True to form, I forgot to take a completely “before” photograph, before the chainsaw swung into action, before the backhoe started doing its thing and before the land started to get cleared. However, that picture should give you an idea of what was there – before…….. We’ve already altered the layout of the yard, added extra pens and put in a couple of new gates. Twice. This is the last time, we’re sure. We think. No, we’re sure. It wasn’t about getting more dogs – that we are sure on, it was about giving the ones we have, the most freedom and room to run and play, whilst still allowing us space to have places to put everyone out, in groups that got on. This project started in May, the trees were felled and the mosses and shrubs scraped away, along with the top layer of sand and clay. And then it all had to stop, because the ground under that, was still frozen solid in places and where it wasn’t, it was a slimy, gooey mess. The easiest solution was to let Mother Nature do her thing and thaw it all out. All we needed was a few weeks of warmth and sunshine. And lo, we got just that and what a difference it made. Back to work, clearing the rest of the area and turning over the clay, mixing it with our very own sand to ensure we get good drainage and grading the whole site, so that the snowmelt will run off, hopefully away from the dogs.

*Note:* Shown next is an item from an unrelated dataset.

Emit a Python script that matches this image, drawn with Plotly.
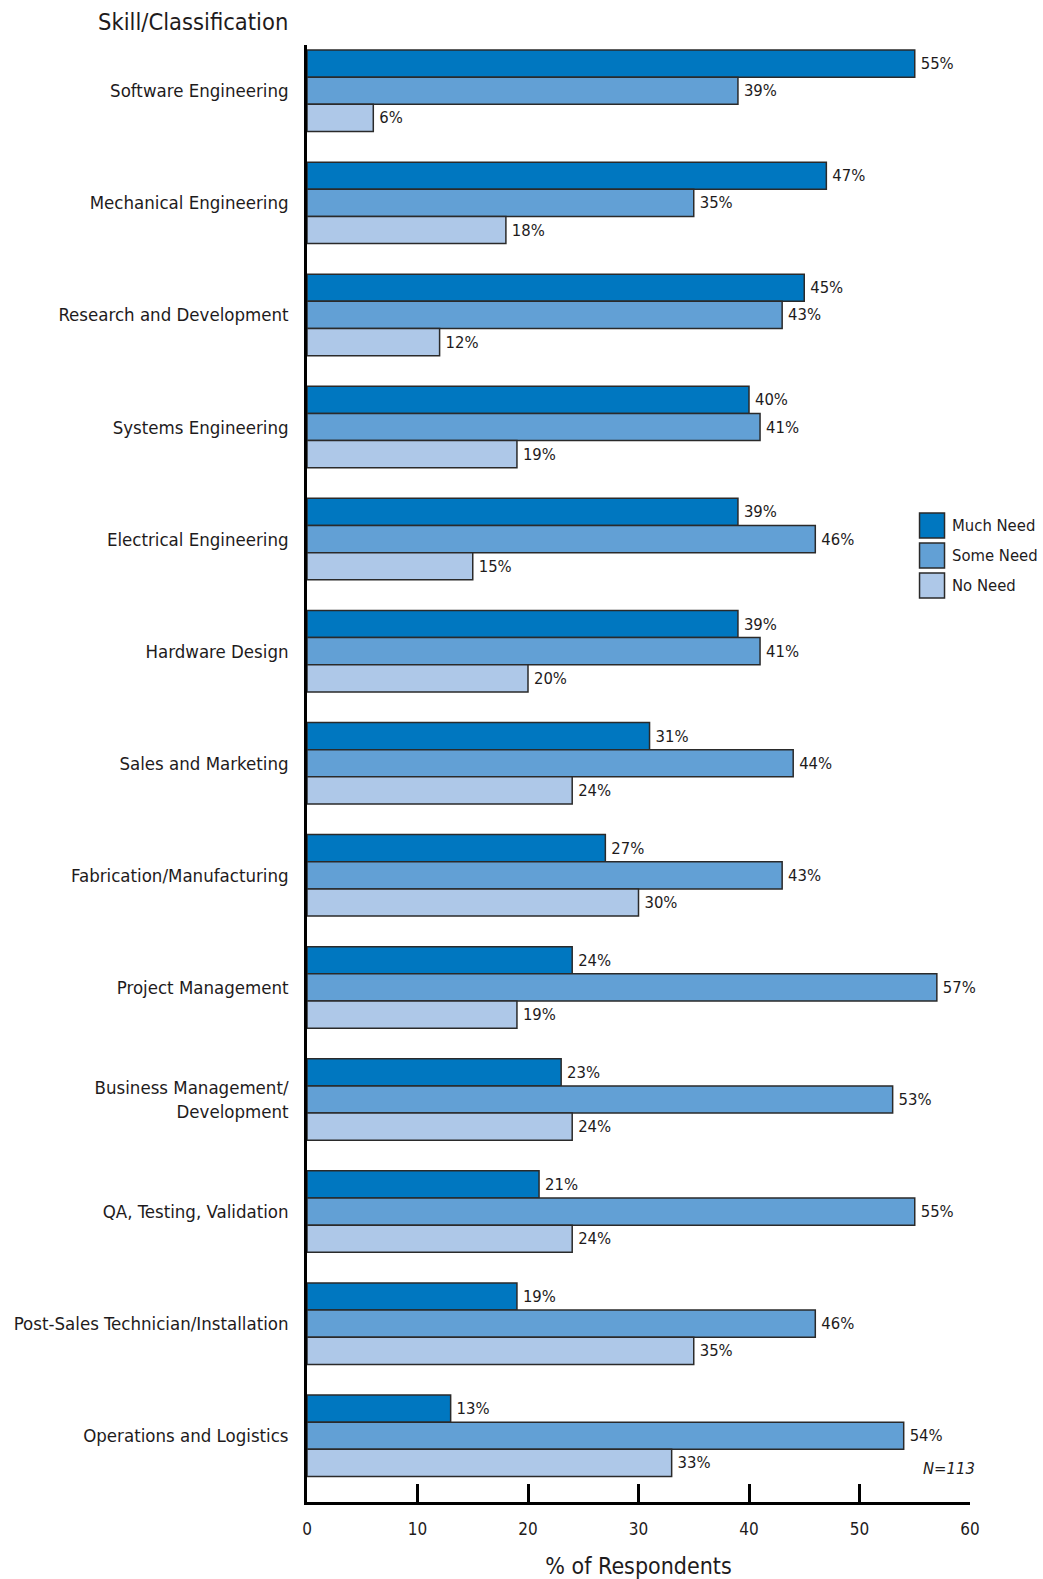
import plotly.graph_objects as go

# Survey results: need for additional staff by skill area
skills = [
    "Software Engineering",
    "Mechanical Engineering",
    "Research and Development",
    "Systems Engineering",
    "Electrical Engineering",
    "Hardware Design",
    "Sales and Marketing",
    "Fabrication/Manufacturing",
    "Project Management",
    "Business Management/<br>Development",
    "QA, Testing, Validation",
    "Post-Sales Technician/Installation",
    "Operations and Logistics",
]
much_need = [55, 47, 45, 40, 39, 39, 31, 27, 24, 23, 21, 19, 13]
some_need = [39, 35, 43, 41, 46, 41, 44, 43, 57, 53, 55, 46, 54]
no_need = [6, 18, 12, 19, 15, 20, 24, 30, 19, 24, 24, 35, 33]

series_names = ["Much Need", "Some Need", "No Need"]
series_values = [much_need, some_need, no_need]
series_colors = ["#0077C0", "#62A0D5", "#AEC8E8"]

x_ticks = [0, 10, 20, 30, 40, 50, 60]
sample_note = "N=113"

FONT = "Liberation Sans Narrow, Arial Narrow, DejaVu Sans Condensed, sans-serif"
TEXT = "#1e1b1c"
EDGE = "#2a2a2a"

W, H = 1043, 1579
L, R, T, B = 307, 72.5, 45, 77
PW, PH = W - L - R, H - T - B


def px_x(p):
    return (p - L) / PW


def px_y(p):
    return 1 - (p - T) / PH


fig = go.Figure()
for name, vals, col in zip(series_names, series_values, series_colors):
    fig.add_trace(go.Bar(
        y=skills, x=vals, name=name, orientation="h",
        marker=dict(color=col, line=dict(color=EDGE, width=1.5)),
        # thin space keeps the value clear of the bar end
        text=[f"\u2009{v}%" for v in vals], textposition="outside",
        textfont=dict(family=FONT, size=16.5, color=TEXT),
        constraintext="none", cliponaxis=False, showlegend=False,
    ))

fig.update_layout(
    width=W, height=H,
    margin=dict(l=L, r=R, t=T, b=B, autoexpand=False),
    paper_bgcolor="white", plot_bgcolor="white",
    barmode="group", bargap=0.273, bargroupgap=0,
    font=dict(family=FONT, color=TEXT),
)

fig.update_xaxes(
    range=[0, 60], tickvals=x_ticks, ticks="inside", ticklen=18,
    tickwidth=2.5, tickcolor="black", showline=True, linecolor="black",
    linewidth=2.5, showgrid=False, zeroline=False, automargin=False,
    tickfont=dict(family=FONT, size=17, color=TEXT), ticklabelstandoff=10,
    title=dict(text="% of Respondents", font=dict(family=FONT, size=23, color=TEXT),
               standoff=22),
)
fig.update_yaxes(
    categoryorder="array", categoryarray=skills,
    range=[12.5914, -0.4086], showline=True, linecolor="black", linewidth=2.5,
    ticks="", showgrid=False, zeroline=False, automargin=False,
    tickfont=dict(family=FONT, size=18.5, color=TEXT), ticklabelstandoff=12,
)

# Axis heading above the category labels
fig.add_annotation(
    text="Skill/Classification", xref="paper", yref="paper",
    x=px_x(96), y=px_y(22), xanchor="left", yanchor="middle", showarrow=False,
    font=dict(family=FONT, size=23.5, color=TEXT),
)

# Legend drawn as boxes with labels
for i, (name, col) in enumerate(zip(series_names, series_colors)):
    top = 513 + 30 * i
    fig.add_shape(
        type="rect", xref="paper", yref="paper",
        x0=px_x(920), x1=px_x(945), y0=px_y(top), y1=px_y(top + 25),
        fillcolor=col, line=dict(color=EDGE, width=1.5),
    )
    fig.add_annotation(
        text=name, xref="paper", yref="paper",
        x=px_x(950), y=px_y(top + 12.5), xanchor="left", yanchor="middle",
        showarrow=False, font=dict(family=FONT, size=16.5, color=TEXT),
    )

fig.add_annotation(
    text=f"<i>{sample_note}</i>", xref="paper", yref="paper",
    x=px_x(978), y=px_y(1468), xanchor="right", yanchor="middle",
    showarrow=False, font=dict(family=FONT, size=16.5, color=TEXT),
)

fig.write_html("out.html")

With the fun bit done, the big machines could get put away and the boring but important work of erecting the fence was next. Of course, big boys toys are always useful and the backhoe excelled, being used as a hammer to put in the posts and a winch to stretch the chainlink into position.

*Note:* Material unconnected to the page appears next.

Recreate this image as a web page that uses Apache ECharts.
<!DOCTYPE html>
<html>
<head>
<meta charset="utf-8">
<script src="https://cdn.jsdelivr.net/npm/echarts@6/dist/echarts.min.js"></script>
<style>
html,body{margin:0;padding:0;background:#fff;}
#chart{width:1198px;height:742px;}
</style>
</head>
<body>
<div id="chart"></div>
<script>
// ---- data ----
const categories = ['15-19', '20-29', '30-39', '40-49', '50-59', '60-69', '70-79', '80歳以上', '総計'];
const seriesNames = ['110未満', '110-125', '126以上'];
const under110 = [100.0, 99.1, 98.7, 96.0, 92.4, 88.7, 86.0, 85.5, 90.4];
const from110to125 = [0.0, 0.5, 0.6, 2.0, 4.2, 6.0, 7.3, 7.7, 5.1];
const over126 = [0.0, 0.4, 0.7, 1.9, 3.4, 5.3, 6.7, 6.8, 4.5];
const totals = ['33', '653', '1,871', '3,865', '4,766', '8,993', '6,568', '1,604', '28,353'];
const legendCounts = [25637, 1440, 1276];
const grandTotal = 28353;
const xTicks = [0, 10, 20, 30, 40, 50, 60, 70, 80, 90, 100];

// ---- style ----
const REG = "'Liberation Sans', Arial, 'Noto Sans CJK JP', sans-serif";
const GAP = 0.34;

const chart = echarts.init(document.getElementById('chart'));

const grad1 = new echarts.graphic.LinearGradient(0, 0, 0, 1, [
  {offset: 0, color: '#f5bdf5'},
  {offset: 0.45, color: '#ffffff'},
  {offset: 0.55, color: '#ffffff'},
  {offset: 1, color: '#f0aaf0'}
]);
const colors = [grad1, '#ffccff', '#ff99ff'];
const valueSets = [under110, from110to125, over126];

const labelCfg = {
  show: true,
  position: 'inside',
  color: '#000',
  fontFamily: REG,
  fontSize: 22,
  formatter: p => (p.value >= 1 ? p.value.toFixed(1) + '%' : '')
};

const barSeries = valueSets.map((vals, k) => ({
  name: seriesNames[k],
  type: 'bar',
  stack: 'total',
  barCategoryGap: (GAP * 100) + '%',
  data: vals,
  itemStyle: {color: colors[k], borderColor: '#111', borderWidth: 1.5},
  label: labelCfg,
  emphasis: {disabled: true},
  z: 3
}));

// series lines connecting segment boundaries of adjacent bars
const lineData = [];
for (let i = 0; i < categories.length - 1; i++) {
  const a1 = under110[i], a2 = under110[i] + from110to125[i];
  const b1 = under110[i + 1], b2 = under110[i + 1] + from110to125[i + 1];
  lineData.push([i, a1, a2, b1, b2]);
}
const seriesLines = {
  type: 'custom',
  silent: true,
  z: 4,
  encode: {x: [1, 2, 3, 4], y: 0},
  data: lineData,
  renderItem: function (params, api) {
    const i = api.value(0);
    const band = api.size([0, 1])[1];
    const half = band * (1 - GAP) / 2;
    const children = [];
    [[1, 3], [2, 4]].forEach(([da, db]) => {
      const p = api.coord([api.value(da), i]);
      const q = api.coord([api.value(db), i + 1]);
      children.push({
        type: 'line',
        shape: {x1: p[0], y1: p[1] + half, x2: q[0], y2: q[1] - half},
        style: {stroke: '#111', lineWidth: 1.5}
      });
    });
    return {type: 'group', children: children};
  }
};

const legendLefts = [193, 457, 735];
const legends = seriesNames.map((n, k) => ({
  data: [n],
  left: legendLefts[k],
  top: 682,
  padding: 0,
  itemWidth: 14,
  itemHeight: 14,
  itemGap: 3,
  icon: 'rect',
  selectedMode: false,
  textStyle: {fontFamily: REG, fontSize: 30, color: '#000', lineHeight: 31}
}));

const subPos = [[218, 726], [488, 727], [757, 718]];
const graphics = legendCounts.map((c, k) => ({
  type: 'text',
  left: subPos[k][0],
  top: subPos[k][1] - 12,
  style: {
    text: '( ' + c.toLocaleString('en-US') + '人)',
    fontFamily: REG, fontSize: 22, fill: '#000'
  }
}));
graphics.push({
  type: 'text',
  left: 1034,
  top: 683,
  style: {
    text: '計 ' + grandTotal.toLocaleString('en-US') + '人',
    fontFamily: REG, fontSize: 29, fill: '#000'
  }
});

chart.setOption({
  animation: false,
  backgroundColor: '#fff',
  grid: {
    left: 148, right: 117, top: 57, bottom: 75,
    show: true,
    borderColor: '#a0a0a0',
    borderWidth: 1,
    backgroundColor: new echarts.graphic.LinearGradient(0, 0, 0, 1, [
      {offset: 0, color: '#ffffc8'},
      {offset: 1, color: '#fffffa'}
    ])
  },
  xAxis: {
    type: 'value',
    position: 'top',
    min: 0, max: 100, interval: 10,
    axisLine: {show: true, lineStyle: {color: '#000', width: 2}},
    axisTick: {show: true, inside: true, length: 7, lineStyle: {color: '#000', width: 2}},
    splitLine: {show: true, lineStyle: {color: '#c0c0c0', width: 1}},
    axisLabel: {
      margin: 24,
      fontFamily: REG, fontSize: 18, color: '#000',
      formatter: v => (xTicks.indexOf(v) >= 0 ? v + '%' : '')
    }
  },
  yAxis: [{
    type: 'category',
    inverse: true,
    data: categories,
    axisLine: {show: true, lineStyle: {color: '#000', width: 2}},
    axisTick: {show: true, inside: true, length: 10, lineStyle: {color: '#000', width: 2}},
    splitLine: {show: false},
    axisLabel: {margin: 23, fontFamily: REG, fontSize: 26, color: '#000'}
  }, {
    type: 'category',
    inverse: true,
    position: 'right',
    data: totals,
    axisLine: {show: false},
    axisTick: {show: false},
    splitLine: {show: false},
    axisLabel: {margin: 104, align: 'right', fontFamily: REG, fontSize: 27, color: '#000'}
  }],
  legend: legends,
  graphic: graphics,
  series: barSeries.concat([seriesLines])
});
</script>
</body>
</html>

So, with the technical stuff done, it was time to get on with the “easy” bit. I had decided that the dogs moving into the new pen, should move into nice, new houses too. This would free up their existing houses, some of which had seen a hard life and the better ones could then be reissued to those dogs who have chosen to trash their current place of residence. I’m looking at you Quiz, Takeo, Cuchi and Avery !
Two years in Alaska has taught me several things. One of which is that it’s a harsh climate that is pretty tough on untreated plywood. So, the new houses got weather protection, which will hopefully lengthen their useful life a little. I’m not that keen on painting at the best of times, but the prospect of staining and then coating 11 houses filled me with a strong desire to have someone else do it. Fortunately, someone else appeared. My friend Mike and his lovely girlfriend Fiona, had stayed with us earlier on their holiday and came back for another few days. I traded them as much use of the washing machine and tumble dryer as they could manage for several hours of painting. And a bit of manual labouring too. I drive a hard bargain.
With the houses done, and the paint mainly on the wood and not the people, our next task was to get them into place.
Now it might seem that this part should be fairly straightforward. And it was, because we had cunningly numbered the house, the roof and the floor when we had doing the painting. The only debate being about the 6 and the 9 and why 8’s roof didn’t fit anymore. Of course, Mikey couldn’t resist the temptation……
Tomfoolery aside – he did just manage to get back out of the box before we had a chance to nail the roof down, a fine afternoon’s work resulted in the completion of the new yard. All we need to do now, is rearrange the dogs.